Carmen Mola, l'Elena Ferrante espagnole
Le jour où il a fallu récupérer le chèque du juteux prix littéraire espagnol Planeta (1 million d'euros), la romancière Carmen Mola, prof et mère de trois enfants, a dû monter sur scène. Coup de théâtre : derrière ce pseudonyme à la Elena Ferrante, la mystérieuse autrice italienne de L'Amie prodigieuse, un trio: Jorge Díaz, Agustín Martínez et Antonio Mercero. Trois amis pour un troisième roman de choix, enfin traduit. Nous voilà à Madrid en 1834, où l'on agonise du choléra derrière les portes closes comme dans Le Hussard sur le toit, où l'on respire l'haleine fétide des enfants mal nourris comme dans Les Misérables, où une bête chimérique et méphitique comme dans un Adèle Blanc-Sec, « la Bestia », déchiquette les petites filles... Une rouquine en guenilles, Lucia (la lumière, pardi), un flic borgne; l'attelage parfait pour mener l'enquête dans l'inframonde madrilène et bâtir un thriller historique sans faille.

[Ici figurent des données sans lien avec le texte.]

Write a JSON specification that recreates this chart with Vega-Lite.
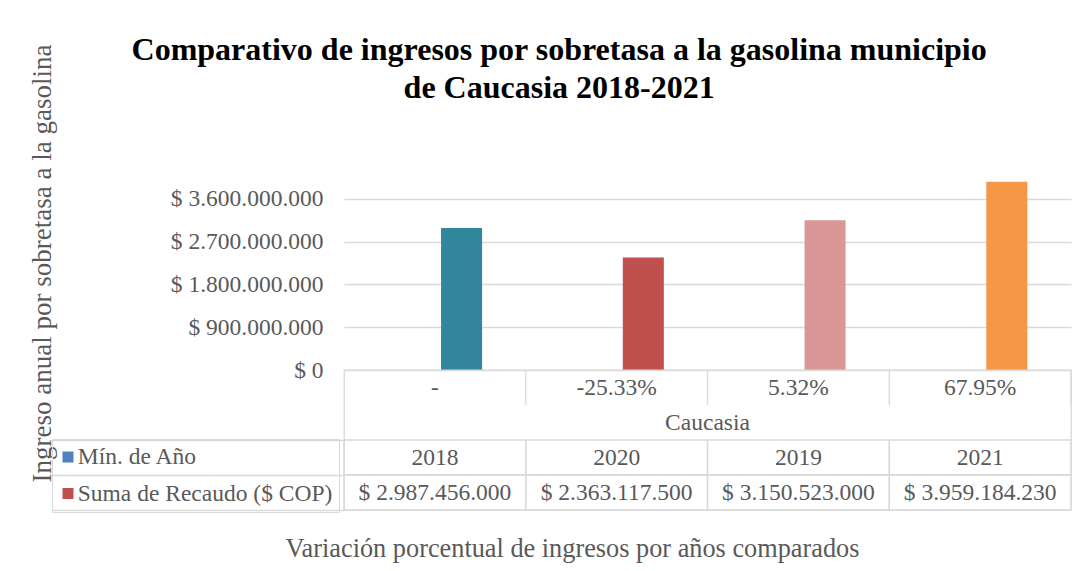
{
  "$schema": "https://vega.github.io/schema/vega-lite/v6.json",
  "padding": {"left": 28, "top": 34, "right": 16, "bottom": 8},
  "background": "white",
  "bounds": "flush",
  "spacing": 0,
  "resolve": {"scale": {"color": "independent"}, "legend": {"color": "independent"}},
  "title": {
    "text": ["Comparativo de ingresos por sobretasa a la gasolina municipio", "de Caucasia 2018-2021"],
    "font": "Liberation Serif",
    "fontSize": 32,
    "fontWeight": "bold",
    "color": "#000000",
    "lineHeight": 38,
    "anchor": "middle",
    "frame": "bounds",
    "offset": -61,
    "dx": 9
  },
  "data": {
    "values": [
      {"variacion": "-", "anio": "2018", "recaudo": 2987456000},
      {"variacion": "-25.33%", "anio": "2020", "recaudo": 2363117500},
      {"variacion": "5.32%", "anio": "2019", "recaudo": 3150523000},
      {"variacion": "67.95%", "anio": "2021", "recaudo": 3959184230}
    ]
  },
  "vconcat": [
    {
      "width": 727,
      "height": 214,
      "view": {"stroke": null},
      "mark": {"type": "bar", "width": {"band": 0.903}},
      "encoding": {
        "x": {"field": "variacion", "type": "nominal", "sort": null, "scale": {"paddingInner": 0, "paddingOuter": 0}, "axis": null},
        "xOffset": {"datum": "Suma de Recaudo ($ COP)", "type": "nominal",
          "scale": {"domain": ["Mín. de Año", "Suma de Recaudo ($ COP)"], "paddingInner": 0, "paddingOuter": 1, "align": 0.471}},
        "y": {
          "field": "recaudo", "type": "quantitative",
          "scale": {"domain": [0, 4500000000]},
          "axis": {
            "values": [0, 900000000, 1800000000, 2700000000, 3600000000],
            "format": "$,.0f",
            "title": "Ingreso anual por sobretasa a la gasolina",
            "titleFont": "Liberation Serif",
            "titleFontSize": 27,
            "titleFontWeight": "normal",
            "titleColor": "#595959",
            "titleX": -288,
            "titleBaseline": "bottom",
            "labelFont": "Liberation Serif",
            "labelFontSize": 23.5,
            "labelColor": "#595959",
            "labelPadding": 21,
            "domain": false,
            "ticks": false,
            "grid": true,
            "gridColor": "#D9D9D9",
            "gridWidth": 1.3
          }
        },
        "color": {
          "field": "anio", "type": "nominal", "sort": null,
          "scale": {"domain": ["2018", "2020", "2019", "2021"], "range": ["#31859C", "#C0504D", "#D99694", "#F79646"]},
          "legend": null
        }
      }
    },
    {
      "width": 727,
      "height": 140,
      "view": {"stroke": "#D9D9D9", "strokeWidth": 1.3},
      "layer": [
        {
          "mark": {"type": "rect", "fill": "transparent", "stroke": "#D9D9D9", "strokeWidth": 1.3},
          "encoding": {
            "x": {"field": "variacion", "type": "nominal", "sort": null, "scale": {"paddingInner": 0, "paddingOuter": 0},
              "title": "Variación porcentual de ingresos por años comparados",
              "axis": {"titleX": 228, "titlePadding": 25, "titleFont": "Liberation Serif", "titleFontSize": 26.3, "titleFontWeight": "normal", "titleColor": "#595959"}},
            "y": {"datum": "Mín. de Año", "type": "nominal",
              "scale": {"domain": ["Variación", "Municipio", "Mín. de Año", "Suma de Recaudo ($ COP)"], "paddingInner": 0, "paddingOuter": 0},
              "axis": {"title": null, "labels": false, "domain": false, "grid": false, "ticks": true, "tickSize": 292, "tickColor": "#D9D9D9", "tickWidth": 1.3, "bandPosition": 1,
                "tickOpacity": {"condition": {"test": "datum.value === 'Variación'", "value": 0}, "value": 1}}}
          }
        },
        {
          "mark": {"type": "rect", "fill": "transparent", "stroke": "#D9D9D9", "strokeWidth": 1.3},
          "encoding": {
            "x": {"field": "variacion", "type": "nominal", "sort": null, "title": "Variación porcentual de ingresos por años comparados"},
            "y": {"datum": "Suma de Recaudo ($ COP)", "type": "nominal"}
          }
        },
        {
          "mark": {"type": "tick", "orient": "vertical", "size": 35, "thickness": 1.3, "color": "#D9D9D9", "opacity": 1},
          "encoding": {
            "x": {"field": "variacion", "type": "nominal", "sort": null, "bandPosition": 1, "title": "Variación porcentual de ingresos por años comparados"},
            "y": {"datum": "Variación", "type": "nominal"}
          }
        },
        {
          "mark": {"type": "text", "font": "Liberation Serif", "fontSize": 23.5, "color": "#595959"},
          "encoding": {
            "x": {"field": "variacion", "type": "nominal", "sort": null, "title": "Variación porcentual de ingresos por años comparados"},
            "y": {"datum": "Variación", "type": "nominal"},
            "text": {"field": "variacion"}
          }
        },
        {
          "data": {"values": [{"municipio": "Caucasia"}]},
          "mark": {"type": "text", "font": "Liberation Serif", "fontSize": 23.5, "color": "#595959"},
          "encoding": {
            "y": {"datum": "Municipio", "type": "nominal"},
            "text": {"field": "municipio"}
          }
        },
        {
          "mark": {"type": "text", "font": "Liberation Serif", "fontSize": 23.5, "color": "#595959"},
          "encoding": {
            "x": {"field": "variacion", "type": "nominal", "sort": null, "title": "Variación porcentual de ingresos por años comparados"},
            "y": {"datum": "Mín. de Año", "type": "nominal"},
            "text": {"field": "anio"}
          }
        },
        {
          "mark": {"type": "text", "font": "Liberation Serif", "fontSize": 23.5, "color": "#595959"},
          "encoding": {
            "x": {"field": "variacion", "type": "nominal", "sort": null, "title": "Variación porcentual de ingresos por años comparados"},
            "y": {"datum": "Suma de Recaudo ($ COP)", "type": "nominal"},
            "text": {"field": "recaudo", "type": "quantitative", "format": "$,.0f"}
          }
        },
        {
          "mark": {"type": "square", "opacity": 0, "filled": true},
          "encoding": {
            "x": {"field": "variacion", "type": "nominal", "sort": null, "title": "Variación porcentual de ingresos por años comparados"},
            "y": {"datum": "Mín. de Año", "type": "nominal"},
            "color": {"datum": "Mín. de Año", "type": "nominal",
              "scale": {"domain": ["Mín. de Año", "Suma de Recaudo ($ COP)"], "range": ["#4F81BD", "#C0504D"]},
              "legend": {"orient": "none", "legendX": -292, "legendY": 69, "title": null, "symbolType": "square", "symbolSize": 121, "symbolOpacity": 1, "symbolStrokeWidth": 0, "symbolOffset": -2, "padding": 6.25, "rowPadding": 11.5, "labelOffset": -2, "labelFont": "Liberation Serif", "labelFontSize": 23.5, "labelColor": "#595959", "labelLimit": 400, "strokeColor": "#D9D9D9"}}
          }
        },
        {
          "mark": {"type": "square", "opacity": 0, "filled": true},
          "encoding": {
            "x": {"field": "variacion", "type": "nominal", "sort": null, "title": "Variación porcentual de ingresos por años comparados"},
            "y": {"datum": "Suma de Recaudo ($ COP)", "type": "nominal"},
            "color": {"datum": "Suma de Recaudo ($ COP)", "type": "nominal"}
          }
        }
      ]
    }
  ],
  "config": {
    "font": "Liberation Serif",
    "locale": {"number": {"decimal": ",", "thousands": ".", "grouping": [3], "currency": ["$ ", ""]}},
    "axis": {"labelFont": "Liberation Serif", "titleFont": "Liberation Serif"},
    "legend": {"labelFont": "Liberation Serif"},
    "text": {"font": "Liberation Serif"},
    "axisX": {"labels": false, "ticks": false, "domain": false, "grid": false}
  }
}
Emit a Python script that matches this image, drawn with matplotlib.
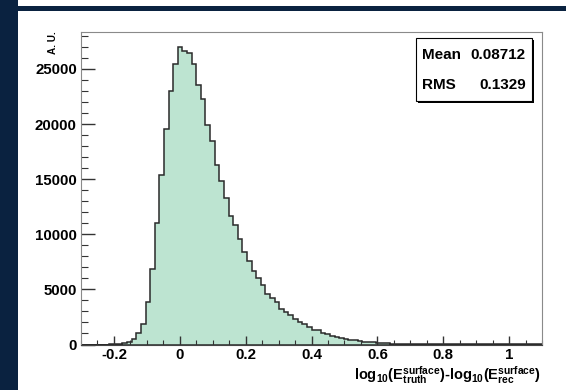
import numpy as np
import matplotlib
matplotlib.use("Agg")
import matplotlib.pyplot as plt
from matplotlib.patches import Rectangle
from matplotlib.ticker import MultipleLocator

# histogram content, 100 bins from -0.3 to 1.1
x_lo, x_hi, n_bins = -0.3, 1.1, 100
counts = [
    0, 0, 0, 0, 0, 0, 5, 15, 40, 110,
    250, 530, 1000, 1900, 3900, 6850, 11000, 15350, 19580, 22950,
    25450, 27000, 26580, 26400, 25400, 23530, 22230, 19910, 18460, 16290,
    14840, 13270, 11670, 10860, 9580, 8390, 7540, 6640, 6030, 5430,
    4580, 4220, 3830, 3230, 2930, 2650, 2350, 2080, 1850, 1600,
    1360, 1270, 1060, 970, 815, 695, 600, 540, 450, 390,
    330, 270, 240, 210, 150, 120, 95, 80, 70, 60,
    50, 44, 38, 33, 28, 24, 21, 18, 16, 14,
    12, 11, 10, 9, 8, 7, 7, 6, 5, 5,
    4, 4, 3, 3, 3, 2, 2, 2, 2, 1,
]
stat_names = ["Mean", "RMS"]
stat_values = ["0.08712", "0.1329"]
x_ticks = [-0.2, 0, 0.2, 0.4, 0.6, 0.8, 1]
x_ticklabels = ["-0.2", "0", "0.2", "0.4", "0.6", "0.8", "1"]
y_ticks = [0, 5000, 10000, 15000, 20000, 25000]

plt.rcParams['font.family'] = 'Liberation Sans'
plt.rcParams['font.weight'] = 'bold'
plt.rcParams['mathtext.fontset'] = 'custom'
plt.rcParams['mathtext.rm'] = 'Liberation Sans:bold'
plt.rcParams['mathtext.it'] = 'Liberation Sans:bold'
plt.rcParams['mathtext.bf'] = 'Liberation Sans:bold'

navy = '#0a2240'
fig = plt.figure(figsize=(5.66, 3.90), dpi=100)
fig.patch.set_facecolor('white')
# slide decoration: left strip and top band
fig.patches.append(Rectangle((0, 0), 18.3 / 566, 1, transform=fig.transFigure,
                             facecolor=navy, edgecolor='none', zorder=0))
fig.patches.append(Rectangle((0, 1 - 11 / 390), 1, 5.3 / 390, transform=fig.transFigure,
                             facecolor=navy, edgecolor='none', zorder=0))

ax = fig.add_axes([81 / 566, (390 - 344.5) / 390, 461 / 566, 312 / 390])

edges = np.linspace(x_lo, x_hi, n_bins + 1)
centers = 0.5 * (edges[:-1] + edges[1:])
ax.hist(centers, bins=edges, weights=counts, histtype='stepfilled',
        facecolor='#bde4d1', edgecolor='#2a2a2a', linewidth=1.1)

ax.set_xlim(x_lo, x_hi)
ax.set_ylim(0, 28300)
ax.set_xticks(x_ticks)
ax.set_xticklabels(x_ticklabels)
ax.set_yticks(y_ticks)
ax.xaxis.set_minor_locator(MultipleLocator(0.05))
ax.yaxis.set_minor_locator(MultipleLocator(1000))
ax.tick_params(axis='both', which='both', direction='in', top=False, right=False,
               colors='#333333', labelcolor='black', labelsize=10.8)
ax.tick_params(axis='y', which='major', length=10, width=1, pad=3)
ax.tick_params(axis='y', which='minor', length=5, width=0.8)
ax.tick_params(axis='x', which='major', length=6.5, width=1, pad=2.5)
ax.tick_params(axis='x', which='minor', length=3.5, width=0.8)
for side in ['left', 'top', 'right']:
    ax.spines[side].set_color('#8a8a8a')
ax.spines['bottom'].set_color('#444444')

ax.text(-0.061, 1.003, 'A. U.', transform=ax.transAxes, rotation=90,
        ha='center', va='top', fontsize=7.2, fontweight='bold')
ax.text(0.998, -0.063,
        r'$\mathrm{log_{10}(E^{surface}_{truth})\text{-}log_{10}(E^{surface}_{rec})}$',
        transform=ax.transAxes, ha='right', va='top', fontsize=10.5)

# stats box with shadow
bx0, bx1, by0, by1 = 0.726, 0.9777, 0.7814, 0.9814
ax.add_patch(Rectangle((bx0 + 0.004, by0 - 0.006), bx1 - bx0, by1 - by0,
                       transform=ax.transAxes, facecolor='black', edgecolor='none', zorder=4))
ax.add_patch(Rectangle((bx0, by0), bx1 - bx0, by1 - by0, transform=ax.transAxes,
                       facecolor='white', edgecolor='black', linewidth=0.8, zorder=5))
for name, val, yy in zip(stat_names, stat_values, [0.928, 0.832]):
    ax.text(0.739, yy, name, transform=ax.transAxes, ha='left', va='center',
            fontsize=11, fontweight='bold', zorder=6)
    ax.text(0.9646, yy, val, transform=ax.transAxes, ha='right', va='center',
            fontsize=11, fontweight='bold', zorder=6)

fig.savefig('out.png', dpi=100)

La Bestia, de Carmen Mola. Roman traduit de l'espagnol par Anne Proenza (Actes Sud, 480 p., 24,50 €). La Fiancée gitaneet Le Réseau pourpre, en poche chez Babel.
L'extrait qui tue :
Madrid, 23 juin 1834
Sous la pluie battante qui a converti le sol argileux en bourbier, un chien famélique joue avec la tête d'une petite fille. L'orage tombe sans pitié sur les bicoques, les cahutes et les toits misérables qui semblent sur le point de s'effondrer à chaque rafale de vent. Le Cerrillo del Rastro, proche des abattoirs de Madrid, s'inonde dès qu'il pleut.